Somebody touched my shoulder. I looked up in alarm and saw it was only the guy in the mirrored shades, with a PalmPilot in his hand. I thought to myself: what are you showing off for? I’ve got a Palm too. Actually, that wasn’t entirely true. My Palm had stopped working a couple of months before.

‘Listen,’ he said, ‘if something happens to me, I want you to tell my girlfriend in Jerusalem, Shuli—I want you to tell her …’ He was thinking, but he couldn’t seem to find the right words. I chuckled. What was he talking about, if something happened to him? Him too?
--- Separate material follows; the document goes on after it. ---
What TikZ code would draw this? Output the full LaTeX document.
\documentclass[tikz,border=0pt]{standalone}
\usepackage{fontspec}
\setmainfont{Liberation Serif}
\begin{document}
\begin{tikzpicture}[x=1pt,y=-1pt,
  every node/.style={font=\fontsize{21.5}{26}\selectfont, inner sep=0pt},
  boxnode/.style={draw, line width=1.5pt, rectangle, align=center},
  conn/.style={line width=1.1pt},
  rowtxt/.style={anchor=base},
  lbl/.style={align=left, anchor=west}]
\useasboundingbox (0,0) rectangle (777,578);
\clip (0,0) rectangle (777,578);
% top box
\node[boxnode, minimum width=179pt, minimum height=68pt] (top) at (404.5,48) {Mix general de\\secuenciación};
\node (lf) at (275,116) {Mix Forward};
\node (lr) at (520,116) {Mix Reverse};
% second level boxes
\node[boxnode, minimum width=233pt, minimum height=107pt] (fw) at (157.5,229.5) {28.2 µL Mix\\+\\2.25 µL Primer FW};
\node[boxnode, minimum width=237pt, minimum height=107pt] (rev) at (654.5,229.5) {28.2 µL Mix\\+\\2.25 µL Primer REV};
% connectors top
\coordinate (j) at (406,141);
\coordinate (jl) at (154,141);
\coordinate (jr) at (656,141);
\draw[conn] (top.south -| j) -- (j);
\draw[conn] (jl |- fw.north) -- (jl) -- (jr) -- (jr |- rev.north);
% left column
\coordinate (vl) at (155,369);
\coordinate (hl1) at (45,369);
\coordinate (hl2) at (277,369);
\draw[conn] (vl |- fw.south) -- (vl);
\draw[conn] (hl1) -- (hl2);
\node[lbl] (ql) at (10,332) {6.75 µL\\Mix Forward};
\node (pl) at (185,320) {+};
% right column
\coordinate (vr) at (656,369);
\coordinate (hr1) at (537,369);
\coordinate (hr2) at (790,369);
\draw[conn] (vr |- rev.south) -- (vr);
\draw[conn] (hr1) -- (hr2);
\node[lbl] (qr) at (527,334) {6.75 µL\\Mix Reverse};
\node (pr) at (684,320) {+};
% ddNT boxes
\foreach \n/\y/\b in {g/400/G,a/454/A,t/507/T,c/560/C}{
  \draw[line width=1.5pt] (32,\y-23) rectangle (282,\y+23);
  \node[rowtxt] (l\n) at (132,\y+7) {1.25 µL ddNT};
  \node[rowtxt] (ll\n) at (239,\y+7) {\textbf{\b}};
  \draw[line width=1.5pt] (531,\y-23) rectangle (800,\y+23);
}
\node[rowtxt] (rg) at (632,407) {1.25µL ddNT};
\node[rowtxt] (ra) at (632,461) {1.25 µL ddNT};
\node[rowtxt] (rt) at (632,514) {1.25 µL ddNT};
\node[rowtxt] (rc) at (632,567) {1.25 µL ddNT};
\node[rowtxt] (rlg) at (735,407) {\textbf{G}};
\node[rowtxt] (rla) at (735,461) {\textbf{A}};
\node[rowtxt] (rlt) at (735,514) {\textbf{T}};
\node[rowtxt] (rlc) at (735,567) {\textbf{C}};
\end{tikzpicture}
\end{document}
The old lady, OK, she’d probably been paranoid since the Holocaust, but him?

‘If something happens,’ I said, ‘I’m hardly going to be the one left to pass on messages, am I? Don’t worry, man, nothing’s going to happen.’

‘I know nothing’s going to happen,’ he said, ‘but if it does … If you want, I can also send a message to someone, like, if I … you know.’

‘No,’ I said reflexively. Then I thought: maybe I should send a message to someone? Maybe I should get my will written? You never know. I thought that if there was anyone I would leave anything to, it would have to be Duchi. Despite everything.

And then I thought again. Damn—what the hell am I doing, on a bus, on the way to work, worrying about my will? How did I get here? On the back of the bus in front there was a picture of one of those red-jacketed guardsmen in London. It said: ‘Going abroad? Take your mobile!’ On the radio, a man who was driving behind the bus that was blown up in Wadi Ara told Rafi Reshef, ‘I’m optimistic, optimistic, optimistic, optimistic.’ We were getting to the busier part of Dizengoff Street, where the towers of the Centre loom and the city crush grows denser. A phone rang and someone answered. I got my little notebook out—since my Palm stopped working I’m back in the Middle Ages—and wrote: Check again how much rent house New Zealand. Talk w/ Duchi about it.

‘You from Jerusalem?’ I said to the guy. ‘Me too, originally.’

But I saw he was thinking about other things. His expression was serious. Later I’d think about how people sometimes have premonitions. How we found all kinds of clues and hints that Danny Lam left before he was killed, like the poem he wrote a month before, and how soldiers who die are always supposed to say goodbye in a special way in their last phone call. How people always said things in the final days; how they’d had a feeling that something was going to happen. On the other hand, everybody says these things all the time. You just pay attention to the ones who actually die. I myself had a sign that I was about to die. One time I saw these birds flying in the dark. I thought: birds flying in the dark, weird, it must be a sign … and yet I’m still alive. Even now. Even after the Little No. 5, after Shaar Hagai, after Emek Refa’im.

After Fahmi.

‘Stop being a fool,’ I said to Giora Guetta. ‘Don’t think about it.’

He smiled. I stood up, waved goodbye to him and got off the Little No. 5 without a word. On my way out I didn’t look at the dark guy, the suicide bomber, again. I think I didn’t look at him because I didn’t believe he was a terrorist, but maybe I didn’t look at him because I didn’t want to embarrass him.